Wednesday, July 22, 2015


I am personally and highly offended by being called a "climate change denier." That is nonsense.

I am old enough to remember when the scientific world was virtually united in prophesying that Earth was entering a new "little Ice Age," and that Chicago, for instance, would be under probably a mile of ice by the year 2000. Then, later, we were warned darkly that PRIMARILY BECAUSE OF HUMAN ACTIVITY, we were entering a period of serious and severe global warming. Every time you turned on the news or opened a newspaper, some scientist or other warned us ominously that we were headed ever more rapidly the way of the planet Mercury, mainly because we naughty, naughty humans just would not change our habits --- or, at least, the habits they felt we should change. I can't help but notice that very gradually, we've stopped talking so much about "human-caused global warming," and more about "climate change."

NOBODY DENIES THE REALITY OF CLIMATE CHANGE. I certainly don't. Of COURSE there's climate change.

What many people --- DEFINITELY including ME--- are not convinced of is that human activity is the principal driver of this change. Some of us suggest that climate change is probably PRIMARILY a cyclical phenomenon --- and I happen to believe that sunspot activity probably has more to do with it than does human activity.

Admittedly with only my own observation, but with little or no scientific data to back me up (would it even be allowed if I had it?),  what I, personally, maintain is that ONE average-size volcano probably spews more pollutants into the atmosphere in a MONTH than does all human activity in a YEAR. And there are DOZENS of such "average-sized volcanos" erupting around the world at any given moment. Not to speak of the occasional Vesuvius- or Krakatoa-size event. Yes, those definitely HAVE changed the terrestrial climate --- and yet, Earth has survived. We humans simply are not as powerful as some want to believe we are.

I lump this example of (1) the morphing of terms, (2) illegitimate generalization, then (3) labelling the resultant travesty as "THE liberal --- sensible --- position" right up there (or, many of us would say, DOWN there) with such ideas as THE liberal position on immigration, abortion, and especially, black civil rights. For the record, re the last-mentioned: A
gain I say, I am old enough  to remember how the thrust of that very important movement morphed from a push for equal OPPORTUNITY (which had been denied a huge portion of the American populace BY LAW) to a push for some kind of nebulous "equality" (parity). That was wrong, and has led to a whole host of social ills in this country.
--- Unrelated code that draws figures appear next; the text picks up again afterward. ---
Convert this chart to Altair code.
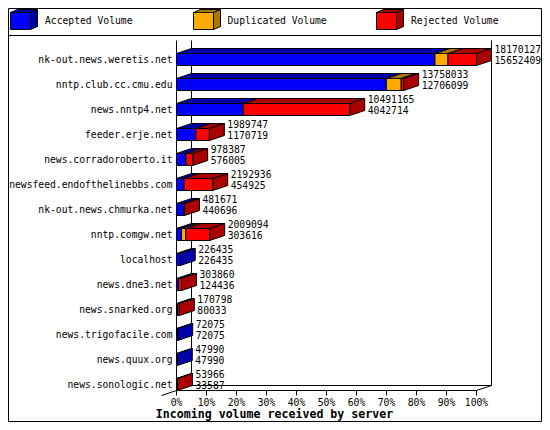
import altair as alt
import pandas as pd

servers = ["nk-out.news.weretis.net", "nntp.club.cc.cmu.edu", "news.nntp4.net", "feeder.erje.net",
           "news.corradoroberto.it", "newsfeed.endofthelinebbs.com", "nk-out.news.chmurka.net",
           "nntp.comgw.net", "localhost", "news.dne3.net", "news.snarked.org", "news.trigofacile.com",
           "news.quux.org", "news.sonologic.net"]
totals = [18170127, 13758033, 10491165, 1989747, 978387, 2192936, 481671, 2009094, 226435, 303860, 170798, 72075, 47990, 53966]
accepted = [15652409, 12706099, 4042714, 1170719, 576005, 454925, 440696, 303616, 226435, 124436, 80033, 72075, 47990, 33587]
duplicated = [791000, 903000, 0, 0, 0, 0, 0, 258000, 0, 0, 0, 0, 0, 0]
series_names = ["Accepted Volume", "Duplicated Volume", "Rejected Volume"]
bright = ["#0000ff", "#ffaa00", "#ff0000"]
dark = ["#0000aa", "#aa7700", "#aa0000"]
ticks = list(range(0, 101, 10))
axis_title = "Incoming volume received by server"

# layout of the picture (page pixels) -> data units
X0, XK, Y0, YK = 176.5, 3.0, 59.5, 25.0
LEFT, RIGHT, TOP, BOTTOM = 8.0, 542.0, 8.0, 422.0
def vx(p): return (p - X0) / XK
def vy(p): return (p - Y0) / YK
DX, DY, HALF = 15 / XK, 5 / YK, 6 / YK
MAXV = max(totals)

fronts, tops, sides = [], [], []
def add_cuboid(k, key, x0, x1, yt, yb, dx, dy, side):
    fronts.append(dict(s=key, x=x0, x2=x1, y=yt, y2=yb))
    for xa, xb, yy in [(x0, x1, yt), (x0 + dx, x1 + dx, yt - dy)]:
        tops.append(dict(g=k, s=key + " dark", x=xa, x2=xb, y=yy))
    if side:
        for xx, d in [(x1, 0), (x1 + dx, dy)]:
            sides.append(dict(g=k, s=key + " dark", x=xx, y=yt - d, y2=yb - d))

labels, k = [], 0
for r, (name, t, a, d) in enumerate(zip(servers, totals, accepted, duplicated)):
    parts = [(series_names[0], a), (series_names[1], d), (series_names[2], t - a - d)]
    parts = [p for p in parts if p[1] > 0]
    c = 0
    for j, (key, v) in enumerate(parts):
        x0 = c / MAXV * 100
        c += v
        add_cuboid(k, key, x0, c / MAXV * 100, r - HALF, r + HALF, DX, DY, j == len(parts) - 1)
        k += 1
    labels.append(dict(name=name, r=r, x0=0, xend=t / MAXV * 100 + DX, top=str(t), low=str(a),
                       r1=r - 9.5 / YK, r2=r + 1.5 / YK))

# legend boxes
legend_x = [(10.5, 30.5), (193.5, 213.5), (376.5, 396.5)]
legend_text = [45, 227.5, 411]
leg_txt = []
for i, name in enumerate(series_names):
    a, b = legend_x[i]
    add_cuboid(k, name, vx(a), vx(b), vy(12.5), vy(29.5), 7 / XK, 3 / YK, True)
    k += 1
    leg_txt.append(dict(t=name, x=vx(legend_text[i]), y=vy(20.5)))

ax_f, ax_b, ax_top, ax_r = 13 + HALF, 13 + HALF - DY, vy(40.5), 100 + DX
rules = [
    (0, 0, ax_top, ax_f), (DX, DX, ax_top, ax_b), (ax_r, ax_r, ax_top, ax_b),
    (DX, ax_r, ax_b, ax_b), (0, 100, ax_f, ax_f), (100, ax_r, ax_f, ax_b), (-DX, 0, ax_f + DY, ax_f),
    (vx(LEFT + 0.5), vx(RIGHT - 0.5), vy(35.5), vy(35.5)),
]
rules = pd.DataFrame(rules, columns=["x", "x2", "y", "y2"])
tickdf = pd.DataFrame(dict(x=ticks, y=ax_f, y2=ax_f + DY, y3=vy(402.5), t=[f"{v}%" for v in ticks]))
lab = pd.DataFrame(labels)

xs = alt.Scale(domain=[vx(LEFT), vx(RIGHT)], range=[0, RIGHT - LEFT], nice=False, zero=False)
ys = alt.Scale(domain=[vy(TOP), vy(BOTTOM)], range=[0, BOTTOM - TOP], nice=False, zero=False)
X = lambda f: alt.X(f, type="quantitative", scale=xs, axis=None)
Y = lambda f: alt.Y(f, type="quantitative", scale=ys, axis=None)
color = alt.Color("s:N", legend=None, scale=alt.Scale(
    domain=series_names + [n + " dark" for n in series_names], range=bright + dark))
MONO, SIZE = "DejaVu Sans Mono", 9.7

framedf = pd.DataFrame([dict(x=vx(LEFT + 0.5), x2=vx(RIGHT - 0.5), y=vy(TOP + 0.5), y2=vy(BOTTOM - 0.5))])
frame = alt.Chart(framedf).mark_rect(fill="white", stroke="black", strokeWidth=1).encode(
    x=X("x"), x2="x2", y=Y("y"), y2="y2")
lines = alt.Chart(rules).mark_rule(color="black", strokeWidth=1).encode(x=X("x"), x2="x2", y=Y("y"), y2="y2")
tick_rules = alt.Chart(tickdf).mark_rule(color="black", strokeWidth=1).encode(x=X("x"), y=Y("y"), y2="y2")
tick_text = alt.Chart(tickdf).mark_text(font=MONO, fontSize=SIZE, color="black").encode(x=X("x"), y=Y("y3"), text="t")
top_faces = alt.Chart(pd.DataFrame(tops)).mark_area(orient="horizontal", stroke="black", strokeWidth=1).encode(
    y=Y("y"), x=X("x"), x2="x2", color=color, detail="g:N")
side_faces = alt.Chart(pd.DataFrame(sides)).mark_area(orient="vertical", stroke="black", strokeWidth=1).encode(
    x=X("x"), y=Y("y"), y2="y2", color=color, detail="g:N")
front_faces = alt.Chart(pd.DataFrame(fronts)).mark_rect(stroke="black", strokeWidth=1).encode(
    x=X("x"), x2="x2", y=Y("y"), y2="y2", color=color)
names = alt.Chart(lab).mark_text(font=MONO, fontSize=SIZE, align="right", color="black", dx=-4).encode(
    x=X("x0"), y=Y("r"), text="name")
t1 = alt.Chart(lab).mark_text(font=MONO, fontSize=SIZE, align="left", color="black", dx=3).encode(x=X("xend"), y=Y("r1"), text="top")
t2 = alt.Chart(lab).mark_text(font=MONO, fontSize=SIZE, align="left", color="black", dx=3).encode(x=X("xend"), y=Y("r2"), text="low")
leg = alt.Chart(pd.DataFrame(leg_txt)).mark_text(font=MONO, fontSize=SIZE, align="left", color="black").encode(x=X("x"), y=Y("y"), text="t")
title = alt.Chart(pd.DataFrame([dict(t=axis_title, x=vx(274.5), y=vy(414.5))])).mark_text(
    font=MONO, fontSize=11.6, fontWeight="bold", color="black").encode(x=X("x"), y=Y("y"), text="t")

chart = alt.layer(frame, lines, tick_rules, top_faces, side_faces, front_faces, names, t1, t2, tick_text, leg, title).properties(
    width=RIGHT - LEFT, height=BOTTOM - TOP, padding=0, autosize=alt.AutoSizeParams(type="none")
).configure_view(stroke=None)
chart.save("out.html", embed_options={"renderer": "svg", "actions": False})
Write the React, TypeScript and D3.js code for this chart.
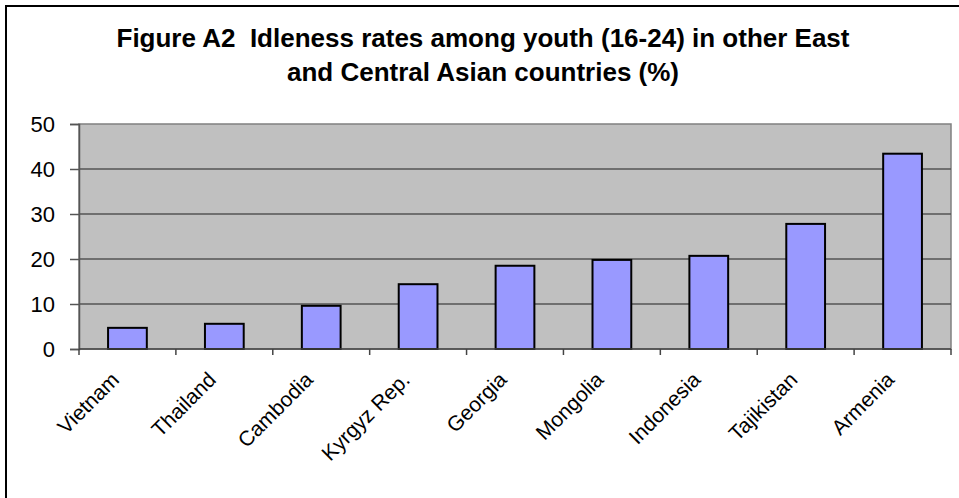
import React from 'react';
import * as d3 from 'd3';

const countries = ['Vietnam', 'Thailand', 'Cambodia', 'Kyrgyz Rep.', 'Georgia', 'Mongolia', 'Indonesia', 'Tajikistan', 'Armenia'];
const idleness = [4.7, 5.6, 9.6, 14.4, 18.5, 19.8, 20.7, 27.8, 43.4];
const yTicks = [0, 10, 20, 30, 40, 50];
const titleLines = ['Figure A2  Idleness rates among youth (16-24) in other East', 'and Central Asian countries (%)'];

const FONT = 'Arial, "Liberation Sans", sans-serif';

const App: React.FC = () => {
  const ref = React.useRef<SVGSVGElement>(null);

  React.useEffect(() => {
    const W = 959;
    const H = 498;
    const plot = { left: 79, top: 124, right: 951, bottom: 349 };

    const svg = d3.select(ref.current);
    svg.selectAll('*').remove();

    // outer frame (runs off the right/bottom edge like the original)
    svg
      .append('rect')
      .attr('x', 6)
      .attr('y', 6)
      .attr('width', W + 10)
      .attr('height', H + 10)
      .attr('fill', '#fff')
      .attr('stroke', '#000')
      .attr('stroke-width', 2);

    svg
      .append('g')
      .selectAll('text')
      .data(titleLines)
      .enter()
      .append('text')
      .attr('x', 483)
      .attr('y', (_d: string, i: number) => 47 + i * 34)
      .attr('text-anchor', 'middle')
      .style('font-family', FONT)
      .style('font-weight', 'bold')
      .style('font-size', '26px')
      .style('white-space', 'pre')
      .text((d: string) => d);

    const x = d3.scaleBand().domain(countries).range([plot.left, plot.right]).paddingInner(0.6).paddingOuter(0.3);
    const cat = d3.scaleBand().domain(countries).range([plot.left, plot.right]);
    const y = d3.scaleLinear().domain([0, 50]).range([plot.bottom, plot.top]);

    svg
      .append('rect')
      .attr('x', plot.left)
      .attr('y', plot.top)
      .attr('width', plot.right - plot.left)
      .attr('height', plot.bottom - plot.top)
      .attr('fill', '#c0c0c0')
      .attr('stroke', '#808080')
      .attr('stroke-width', 1.5);

    svg
      .append('g')
      .selectAll('line')
      .data(yTicks.filter((t) => t > 0 && t < 50))
      .enter()
      .append('line')
      .attr('x1', plot.left)
      .attr('x2', plot.right)
      .attr('y1', (d: number) => y(d))
      .attr('y2', (d: number) => y(d))
      .attr('stroke', '#555')
      .attr('stroke-width', 1.5);

    svg
      .append('g')
      .selectAll('rect')
      .data(idleness)
      .enter()
      .append('rect')
      .attr('x', (_d: number, i: number) => x(countries[i]) as number)
      .attr('y', (d: number) => y(d))
      .attr('width', x.bandwidth())
      .attr('height', (d: number) => y(0) - y(d))
      .attr('fill', '#9999ff')
      .attr('stroke', '#000')
      .attr('stroke-width', 2);

    // left axis
    const yAxis = svg
      .append('g')
      .attr('transform', `translate(${plot.left},0)`)
      .call(d3.axisLeft(y).tickValues(yTicks).tickSize(9).tickPadding(15));
    yAxis.select('.domain').attr('stroke', '#555').attr('stroke-width', 1.5);
    yAxis.selectAll('.tick line').attr('stroke', '#555').attr('stroke-width', 1.5);
    yAxis
      .selectAll('.tick text')
      .style('font-family', FONT)
      .style('font-size', '22px')
      .attr('fill', '#000');

    // bottom axis
    const xAxis = svg.append('g').attr('transform', `translate(0,${plot.bottom})`);
    xAxis
      .append('line')
      .attr('x1', plot.left)
      .attr('x2', plot.right)
      .attr('stroke', '#444')
      .attr('stroke-width', 1.5);
    xAxis
      .selectAll('.tk')
      .data([...countries.map((c) => cat(c) as number), plot.right])
      .enter()
      .append('line')
      .attr('x1', (d: number) => d)
      .attr('x2', (d: number) => d)
      .attr('y1', 0)
      .attr('y2', 6)
      .attr('stroke', '#444')
      .attr('stroke-width', 1.5);
    xAxis
      .selectAll('text')
      .data(countries)
      .enter()
      .append('text')
      .attr('transform', (d: string) => `translate(${(cat(d) as number) + cat.bandwidth() / 2 - 7},32) rotate(-45)`)
      .attr('text-anchor', 'end')
      .style('font-family', FONT)
      .style('font-size', '21px')
      .text((d: string) => d);
  }, []);

  return <svg ref={ref} width={959} height={498} style={{ display: 'block', position: 'absolute', left: 0, top: 0 }} />;
};

export default App;
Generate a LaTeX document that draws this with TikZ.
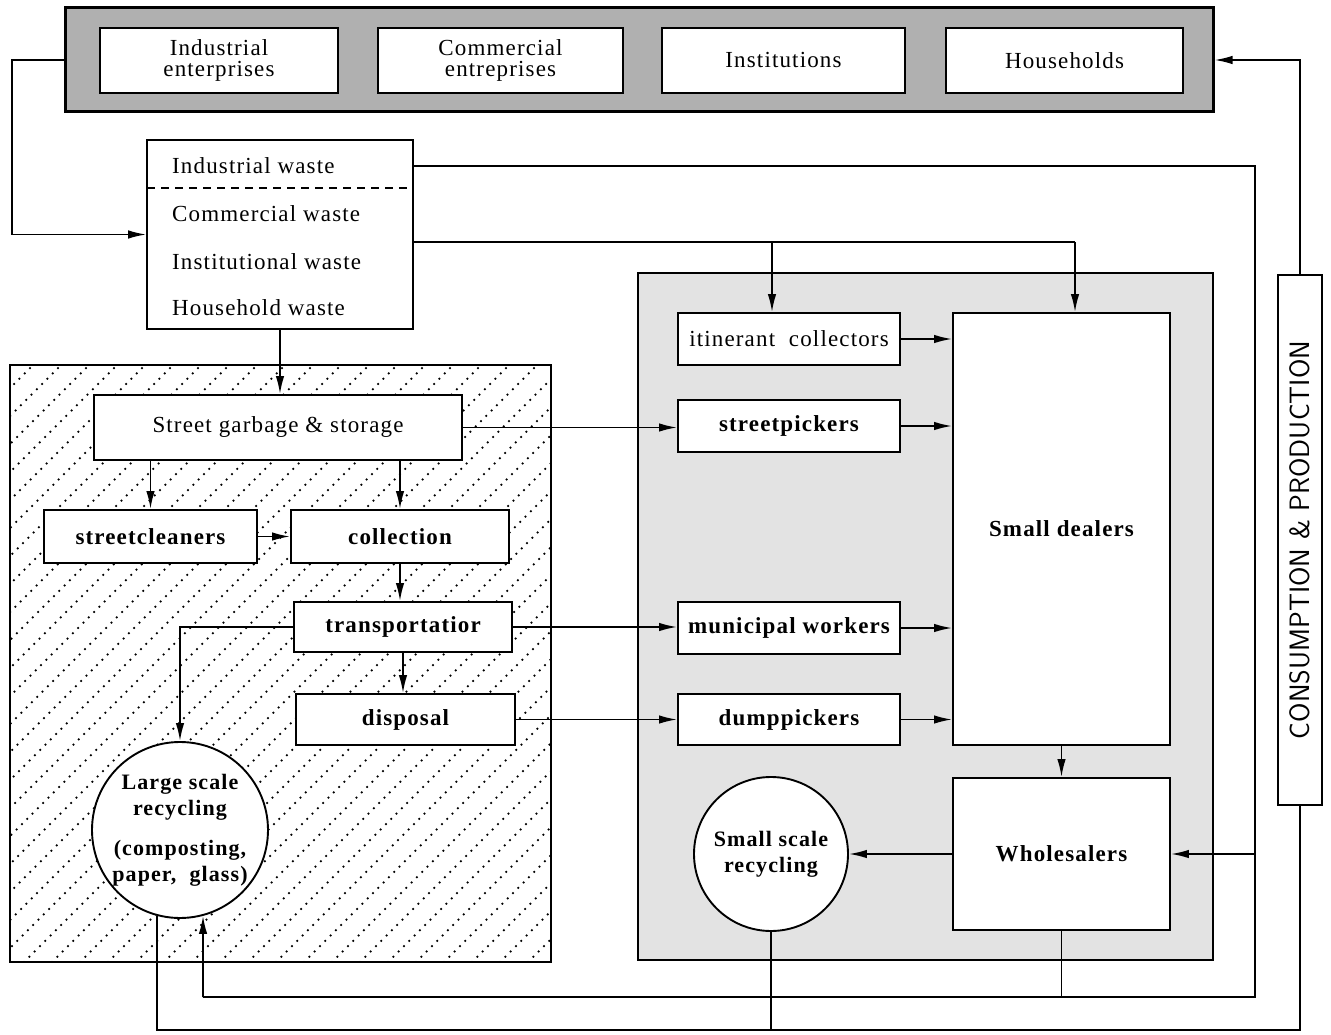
\documentclass[tikz,border=0pt]{standalone}
\usepackage{fontspec}
\setmainfont{Liberation Serif}[LetterSpace=5]
\usetikzlibrary{arrows.meta}
\begin{document}
\begin{tikzpicture}[x=1pt,y=-1pt,
 box/.style={draw, fill=white, line width=1.9pt, inner sep=2pt, align=center, font=\fontsize{23}{21}\selectfont},
 bbox/.style={box, font=\fontsize{23}{21}\selectfont\bfseries},
 circ/.style={draw, fill=white, circle, line width=1.9pt, inner sep=0pt, align=center, font=\fontsize{22}{26}\selectfont\bfseries},
 wtxt/.style={anchor=west, inner sep=0pt, font=\fontsize{23}{22}\selectfont},
 arr/.style={line width=1.7pt, -{Latex[length=18pt,width=8.5pt]}},
 ln/.style={line width=1.7pt},
 hatch/.style={line width=2.5pt, line cap=round, dash pattern=on 0pt off 7.5pt}]
\useasboundingbox (0,0) rectangle (1331,1035);
\fill[white] (0,0) rectangle (1331,1035);

% ---- regions ----
\begin{scope}
\clip (10,365) rectangle (551,962);
\foreach \k in {-620,-592,...,570} \draw[hatch] (\k,962) -- ++(620,-620);
\end{scope}
\draw[line width=1.9pt] (10,365) rectangle (551,962);
\fill[gray!22] (638,273) rectangle (1213,960);
\draw[line width=1.9pt] (638,273) rectangle (1213,960);

% ---- top band ----
\node[draw, fill=gray!62, line width=3pt, minimum width=1148pt, minimum height=104pt, inner sep=0pt] (band) at (639,60) {};
\node[box, minimum width=238pt, minimum height=65pt] (ind) at (219,60.5) {Industrial\\enterprises};
\node[box, minimum width=245pt, minimum height=65pt] (com) at (500.5,60.5) {Commercial\\entreprises};
\node[box, minimum width=243pt, minimum height=65pt] (inst) at (783.5,60.5) {Institutions};
\node[box, minimum width=237pt, minimum height=65pt] (hh) at (1064.5,60.5) {Households};

% ---- waste box ----
\node[draw, fill=white, line width=1.6pt, minimum width=266pt, minimum height=189pt, inner sep=0pt] (waste) at (280,234.5) {};
\draw[line width=1.6pt, dash pattern=on 8pt off 6pt] (147,188) -- (413,188);
\node[wtxt] (w1) at (172,166) {Industrial waste};
\node[wtxt] (w2) at (172,214) {Commercial waste};
\node[wtxt] (w3) at (172,262) {Institutional waste};
\node[wtxt] (w4) at (172,308) {Household waste};

% ---- left nodes ----
\node[box, minimum width=368pt, minimum height=65pt] (sg) at (278,427.5) {Street garbage \& storage};
\node[bbox, minimum width=213pt, minimum height=53pt] (sc) at (150.5,536.5) {streetcleaners};
\node[bbox, minimum width=218pt, minimum height=53pt] (col) at (400,536.5) {collection};
\node[bbox, minimum width=218pt, minimum height=50pt] (tr) at (403,627) {transportatior};
\node[bbox, minimum width=219pt, minimum height=51pt] (dis) at (405.5,719.5) {disposal};
\node[circ, minimum size=176pt] (lsr) at (180,830) {Large scale\\recycling\\[14pt](composting,\\paper,\ \ glass)};

% ---- right nodes ----
\node[box, minimum width=222pt, minimum height=52pt] (ic) at (789,339) {itinerant\ \ collectors};
\node[bbox, minimum width=222pt, minimum height=52pt] (sp) at (789,426) {streetpickers};
\node[bbox, minimum width=222pt, minimum height=52pt] (mw) at (789,628) {municipal workers};
\node[bbox, minimum width=222pt, minimum height=51pt] (dp) at (789,719.5) {dumppickers};
\node[bbox, minimum width=217pt, minimum height=432pt] (sd) at (1061.5,529) {Small dealers};
\node[bbox, minimum width=217pt, minimum height=152pt] (ws) at (1061.5,854) {Wholesalers};
\node[circ, minimum size=154pt] (ssr) at (771,854) {Small scale\\recycling};

% ---- consumption & production ----
\node[draw, fill=white, line width=1.9pt, minimum width=44pt, minimum height=530pt, inner sep=0pt] (cp) at (1300,540) {};
\node[rotate=90, font=\fontsize{28}{30}\selectfont\sffamily] (cpt) at (cp.center) {CONSUMPTION \& PRODUCTION};

% ---- coordinates ----
\coordinate (lc) at (12,150);
\coordinate (r1) at (1255,166);
\coordinate (r2) at (1255,997);
\coordinate (b1) at (203,997);
\coordinate (r3) at (1075,242);
\coordinate (r4) at (772,242);
\coordinate (b2) at (1300,1030);
\coordinate (b3) at (157,1030);

% ---- connectors ----
\draw[arr] (band.west) -| (lc) |- (waste.west);
\draw[arr] (cp.north) |- (band.east);
\draw[ln] (waste.east |- r1) -- (r1) -- (r2) -- (b1);
\draw[arr] (b1) -- (lsr.-75);
\draw[arr] (r1 |- ws.east) -- (ws.east);
\draw[ln] (ws.south) -- (ws.south |- r2);
\draw[ln] (waste.east |- r3) -- (r3);
\draw[arr] (r3) -- (r3 |- sd.north);
\draw[arr] (r4) -- (r4 |- ic.north);
\draw[arr] (waste.south) -- (waste.south |- sg.north);
\draw[arr] (sc.north |- sg.south) -- (sc.north);
\draw[arr] (col.north |- sg.south) -- (col.north);
\draw[arr] (sc.east) -- (col.west);
\draw[arr] (col.south) -- (col.south |- tr.north);
\draw[arr] (tr.south) -- (tr.south |- dis.north);
\draw[arr] (tr.west) -| (lsr.north);
\draw[arr] (sg.east) -- (sg.east -| sp.west);
\draw[arr] (tr.east) -- (tr.east -| mw.west);
\draw[arr] (dis.east) -- (dis.east -| dp.west);
\draw[arr] (ic.east) -- (ic.east -| sd.west);
\draw[arr] (sp.east) -- (sp.east -| sd.west);
\draw[arr] (mw.east) -- (mw.east -| sd.west);
\draw[arr] (dp.east) -- (dp.east -| sd.west);
\draw[arr] (sd.south) -- (ws.north);
\draw[arr] (ws.west) -- (ssr.east);
\draw[ln] (cp.south) -- (b2) -- (b3) -- (lsr.-105);
\draw[ln] (ssr.south) -- (ssr.south |- b2);
\end{tikzpicture}
\end{document}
In my opinion, it was just as invalid as are so many ideas floating around about the subject we're currently discussing.

I DON'T KNOW OF ONE PERSON, SCIENTIST OR NOT, WHO DENIES THE REALITY OF CLIMATE CHANGE. So stop with the idiotic tripe that anyone who challenges the currently "scientific" view that humans are PRIMARILY responsible for global climate change is a stupid, knuckle-dragging "climate change denier." 

NOW: Does that mean that we should just go about our business as usual and make no changes in our behavior? Of course not; who, in fact, said THAT?

Does that mean that Pope Francis was wrong when he condemned those who turn the earth into "an immense pile of filth"? Not necessarily. But, I must point out two things: First, when His Holiness has spoken on this issue, he's never done so ex cathedra, so his pronouncements have never been Dogmas of the Faith. Secondly, and more importantly to me, even if his opinions had been considered Dogmas of the Faith, they would have been such to Roman Catholics. The Roman Catholic Church is not my Church; I am an Episcopalian, a Catholic but not a Roman Catholic. My Church is The Episcopal Church, which is proudly Catholic and Protestant, not the Roman Catholic Church. So, the Pope's opinions on birth control, climate change, and such, are exactly that to me: His opinions. He's got a right to his opinions, as I have a right to mine. While he may be awesomely intelligent, Pope Francis is not my spiritual leader, and our opinions on things may differ. And they do.

It annoys the hell out of me to see us liberals do what we accuse the conservatives and libertarians of doing. We liberals have mastered the art of politically correct generalizing. And it's just as wrong, in my opinion, when WE do it.